‘Not something that happens easily’: Interpreter shortage, benefit delays among challenges for Afghan refugees in Wisconsin
MADISON, Wis. — Local resettlement agencies have an uphill battle to resettle Afghan refugees in Wisconsin, thanks to downsizing or staffing shortages and combined with a litany of other pressures.
About 35 refugees have so far resettled in Madison, and about 150 have resettled statewide. Originally slated to resettle 399 refugees, Wisconsin’s top refugee coordinator says that number is expected to increase but does not yet know by how much.
The primary challenge, as it is nationwide, is affordable housing — in part because of a state and nationwide shortage, and in part because of economic and cultural factors that make it challenging to find housing for a single-income family that is usually larger than average. But in addition to housing, refugee resettlement in Wisconsin is facing numerous other issues.
“Building a community, and then building a strong community — which is our goal — is not something that happens overnight,” said Bojana Zoric Martinez, Wisconsin’s refugee coordinator and Director of the Bureau of Refugee Programs. “It’s not something that happens easily.”
Shortage of interpreter services
Wisconsin’s Afghan population is fairly small: 313 refugees from Afghanistan resettled in Wisconsin between 2001 and 2019. More than a third settled in Dane County; most of those refugees have been in the last few years.
“We don’t have such large Afghan population that some of the other states may have, and therefore not much to pull from to help with interpretation and translation as it is,” Zoric Martinez explained. “There isn’t enough resources to satisfy the demand.”
Organizations that provide interpretation services in Madison say they’ve started receiving requests for Dari and Pashto services (the official languages of Afghanistan) but have been unsuccessful so far in finding someone who can provide that type of interpretation.
“We’ve spent weeks trying to track down interpreters of Afghan languages, and had no luck,” a spokesperson with the Interpreter’s Coop of Madison told News 3 Now. “It’s frustrating to us because we know there’s a need, and clients have begun to ask about Pashto and Dari.”

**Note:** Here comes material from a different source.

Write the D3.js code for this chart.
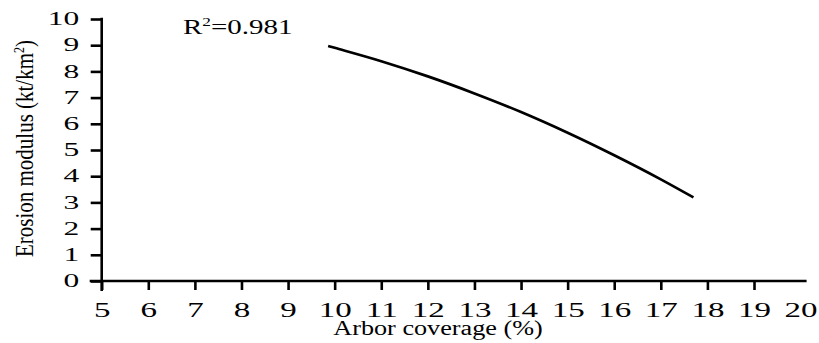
<!DOCTYPE html>
<html>
<head>
<meta charset="utf-8">
<script src="https://cdn.jsdelivr.net/npm/d3@7"></script>
<style>
  html, body { margin: 0; padding: 0; background: #fff; }
  svg { display: block; }
  text { font-family: "Liberation Serif", "Times New Roman", Times, serif; fill: #000; }
</style>
</head>
<body>
<svg id="chart" width="819" height="343"></svg>
<script>
// Fitted erosion modulus against arbor coverage
const coverage = [9.86, 10, 11, 12, 13, 14, 15, 16, 17, 17.7];
const modulus  = [8.97, 8.90, 8.39, 7.81, 7.16, 6.45, 5.66, 4.80, 3.88, 3.19];
const xTicks = [5, 6, 7, 8, 9, 10, 11, 12, 13, 14, 15, 16, 17, 18, 19, 20];
const yTicks = [0, 1, 2, 3, 4, 5, 6, 7, 8, 9, 10];
const rSquared = "0.981";

const svg = d3.select("#chart");
const x = d3.scaleLinear().domain([5, 20]).range([101.7, 800.6]);
const y = d3.scaleLinear().domain([0, 10]).range([281, 19]);
const axisW = 2.6;

// x axis
const gx = svg.append("g").attr("transform", `translate(0,${y(0)})`)
  .call(d3.axisBottom(x).tickValues(xTicks).tickSize(9).tickSizeOuter(0).tickFormat(d3.format("d")));
gx.select(".domain").remove();
gx.selectAll(".tick line").attr("stroke", "#000").attr("stroke-width", axisW)
  .filter(d => d === 20).remove();
gx.selectAll(".tick text")
  .attr("y", 36).attr("dy", 0)
  .attr("font-size", 22)
  .attr("transform", "scale(1.5,1)");
gx.append("line")
  .attr("x1", x(5) - 12).attr("x2", x.range()[1] + 6)
  .attr("stroke", "#000").attr("stroke-width", axisW);

// y axis
const gy = svg.append("g").attr("transform", `translate(${x(5)},0)`)
  .call(d3.axisLeft(y).tickValues(yTicks).tickSize(11).tickSizeOuter(0).tickFormat(d3.format("d")));
gy.select(".domain").remove();
gy.selectAll(".tick line").attr("stroke", "#000").attr("stroke-width", axisW);
gy.selectAll(".tick text")
  .attr("x", -22.5 / 1.75).attr("dy", "0.32em")
  .attr("font-size", 18)
  .attr("transform", "scale(1.75,1)");
gy.append("line")
  .attr("y1", y(0) + 10).attr("y2", y(10) - axisW / 2)
  .attr("stroke", "#000").attr("stroke-width", axisW);

// regression curve
const pts = coverage.map((c, i) => [c, modulus[i]]);
svg.append("path")
  .datum(pts)
  .attr("fill", "none")
  .attr("stroke", "#000")
  .attr("stroke-width", 2.7)
  .attr("d", d3.line().x(d => x(d[0])).y(d => y(d[1])).curve(d3.curveMonotoneX));

// axis titles
svg.append("text")
  .attr("transform", "translate(438,334.5) scale(1.31,1)")
  .attr("text-anchor", "middle")
  .attr("font-size", 20)
  .text("Arbor coverage (%)");

const yt = svg.append("text")
  .attr("transform", "translate(33,148.5) scale(1.15,1) rotate(-90)")
  .attr("text-anchor", "middle")
  .attr("font-size", 21);
yt.append("tspan").text("Erosion modulus (kt/km");
yt.append("tspan").attr("font-size", 12).attr("dy", -8).text("2");
yt.append("tspan").attr("dy", 8).text(")");

// goodness of fit
const rt = svg.append("text")
  .attr("transform", "translate(183,34) scale(1.38,1)")
  .attr("font-size", 21);
rt.append("tspan").text("R");
rt.append("tspan").attr("font-size", 12.5).attr("dy", -8.5).text("2");
rt.append("tspan").attr("dy", 8.5).text("=" + rSquared);
</script>
</body>
</html>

Delays in social security cards, accessing benefits
It used to be that a refugee in Madison could get a same-day appointment and leave with a social security card, Dawn Berney said. Now, that process could take anywhere from three to six weeks.
Part of it is the delays and virtual meetings introduced to stem the spread of COVID-19, but that delay is leaving many refugees in limbo as they wait on the card to access benefits like food stamps.
“That’s a huge problem for families who have absolutely no income, and you can’t possibly rely on a food pantry to get all of your food,” Berney explained. “They’re stuck until they get the social security card, which historically they would get the day after they arrived in Madison.”
Gift cards for affordable grocery stores like Woodman’s help fill the gap, she said. Cash donations are another way to help cover their bare necessities while they wait for basic benefits. (You can donate to Jewish Social Services here, or Open Doors for Refugees — a volunteer organization that partners with JSS — here. Open Doors is also collecting gift cards for refugees.)
The state is working to help minimize the effects of delays in accessing benefits. Caseworkers at military bases start the initial application for both employment authorization and social security cards while refugees are still at the base, Zoric Martinez said, and applications are handled by the International Organization for Migration. The final documents are sent to local resettlement agencies, of which there are six in Wisconsin, who connect them to refugees as they arrive.
“The process of course will take some time. We know that some people have already received their employment authorization cards, and some people have not,” Zoric Martinez said. “So that’s part of it.”
The delays also come off a year of the pandemic where social security regional offices have been closed and only accepting urgent appointments, she noted. The state is working to overcome those challenges and maintains good relationships with the state’s regional offices to do that.
Education, medical care, other challenges
Challenges don’t end with housing, language, or benefits, however. The state’s head of refugee programs also points to appropriate medical care, medical screening and education for children as other battles resettlement agencies must face.
All of this is happening after four years under the Trump administration when local resettlement agencies downsized and, currently, many are facing staffing shortages of their own.
“In the last four or five years, refugee resettlement programs have really downsized because of the less-than-favorable refugee and immigration policy that’s been coming our way,” Zoric Martinez said. “We don’t have enough capacity or a lot of capacity to deal with the increase in population that we’re looking at right now. So while we’re starting to rebuild at capacity, we don’t have as much manpower to deal with some of the things that we need to.”
At Jewish Social Services in Madison, about 16 staff members are working but the agency says it’s trying to hire for at least five more positions. That’s the story across the state, Zoric Martinez said.
“That is nothing that we have not dealt with in the past and nothing that we haven’t overcome together as service providers of the refugee programs,” she noted. She herself started her life in Wisconsin as a refugee from Bosnia, known then as Yugoslavia, when she was 18 years old — speaking no English and learning to navigate the system. Now, she helps others do the same and is confident in the state’s ability to help refugees get on their feet.
“Refugees do tend to become self-sufficient very quickly, so it’s really important for us to contribute to their success.”